So I've been working for Anna for 4 weeks now. It has been great. I'm getting to grips with the job quickly and forging relationships with my collegues. We were both in agreement that things are progressing nicely and Anna is pleased she chose me for the position. Lovely.
Except, apparently at the end of some working days I have an... ...odour.
Well no s*^& Sherlock. I work in a really warm place, running backwards and forwards to the office more times than should be strictly necissary. Then lifting, carrying and climbing ladders (which makes me a little nervous and thus sweaty, and puts me higher up in the aforementioned warm building.) It's no real surpise that by the end of the day I'm a little pongy. I've been aware of it too I can tell you. God Damn I hate it when I smell.
I also refuse to cover it up with some fake floral scent. Particularly as I'm still (it turns out) slightly allergic. Many afternoons have seen me avoiding the locker room at all costs as it slowly fills up with miriad vomit and hacking cough inducing 'BO Busters', which do little more than add to the auras of smell pervading the building and it's staff.

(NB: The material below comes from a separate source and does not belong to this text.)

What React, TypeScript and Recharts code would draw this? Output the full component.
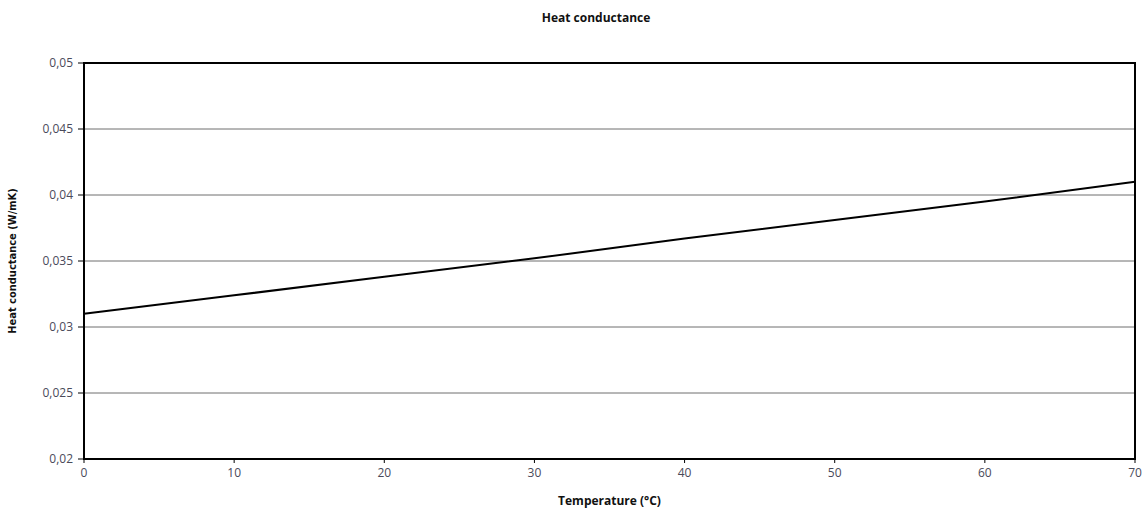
import { LineChart, Line, XAxis, YAxis, CartesianGrid, ReferenceArea, Label } from "recharts";

// Temperature (°C) and heat conductance (W/mK)
const temperatures = [0, 10, 20, 30, 40, 50, 60, 70];
const conductance = [0.031, 0.0324, 0.0338, 0.0352, 0.0367, 0.0381, 0.0395, 0.041];
const xTicks = [0, 10, 20, 30, 40, 50, 60, 70];
const yTicks = [0.02, 0.025, 0.03, 0.035, 0.04, 0.045, 0.05];

const data = temperatures.map((t, i) => ({ t, k: conductance[i] }));

const font = "'Open Sans', 'Liberation Sans', sans-serif";
const fmt = (v: number) => String(v).replace(".", ",");

export default function App() {
  return (
    <div style={{ position: "absolute", left: 0, top: 0, width: 1146, height: 511, background: "#fff", fontFamily: font }}>
      <div
        style={{
          position: "absolute",
          top: 9,
          left: 0,
          width: 1192,
          textAlign: "center",
          fontSize: 12,
          fontWeight: 700,
          color: "#111",
        }}
      >
        Heat conductance
      </div>
      <LineChart width={1146} height={511} data={data} margin={{ top: 63, right: 11, left: 0, bottom: 0 }}>
        <CartesianGrid vertical={false} stroke="#6e6e6e" strokeWidth={1} />
        <XAxis
          dataKey="t"
          type="number"
          domain={[0, 70]}
          ticks={xTicks}
          height={52}
          tickSize={4}
          tickLine={{ stroke: "#000", strokeWidth: 1 }}
          axisLine={{ stroke: "#000", strokeWidth: 2 }}
          tick={{ fontSize: 12, fill: "#4a4a5a", fontFamily: font }}
          tickMargin={5}
        >
          <Label
            value="Temperature (°C)"
            position="insideBottom"
            offset={6}
            style={{ fontSize: 12, fontWeight: 700, fill: "#111", fontFamily: font }}
          />
        </XAxis>
        <YAxis
          type="number"
          domain={[0.02, 0.05]}
          ticks={yTicks}
          width={84}
          tickFormatter={fmt}
          tickSize={6}
          tickLine={{ stroke: "#000", strokeWidth: 1 }}
          axisLine={{ stroke: "#000", strokeWidth: 2 }}
          tick={{ fontSize: 12, fill: "#4a4a5a", fontFamily: font }}
          tickMargin={5}
        >
          <Label
            value="Heat conductance (W/mK)"
            angle={-90}
            position="insideLeft"
            offset={12}
            style={{ textAnchor: "middle", fontSize: 11, fontWeight: 700, fill: "#111", fontFamily: "'Liberation Sans Narrow', 'DejaVu Sans Condensed', sans-serif" }}
          />
        </YAxis>
        <ReferenceArea x1={0} x2={70} y1={0.02} y2={0.05} fill="none" stroke="#000" strokeWidth={2} ifOverflow="visible" />
        <Line
          type="linear"
          dataKey="k"
          stroke="#000"
          strokeWidth={2}
          dot={false}
          isAnimationActive={false}
        />
      </LineChart>
    </div>
  );
}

I'm also too poor to have more than three work tops, and one pair of work trousers. So they only get washed once a week. I will concede that this might be a contributing factor. When I get paid, more trousers and cotton tops will be purchased so I can wear something clean every day. (For now, febreeze will have to work it's magic for all that I hate the smell of it.)
Perhaps, though, I'm making a big deal out of this because it's true. I'm smelly at the end of the day. Sometimes I know I must be smelly at the start of the day. Because, truth be told, I think I'm still too depressed to be making that much effort over taking care of myself every single day. So sometimes I miss a shower and don't wash my hair because, well, who will notice.
So, in the spirit of getting-over-it I will add to my list of daily 'must do's' - which so far only includes; eat; crap (if at all possible); drink water; get to work (to give myself purpose, you see) - I must add; wash; apply makeup; take pride in myself as well as my job and my friendships.
Since jobs and friendships might not last much longer if they have to be maintained around my funk.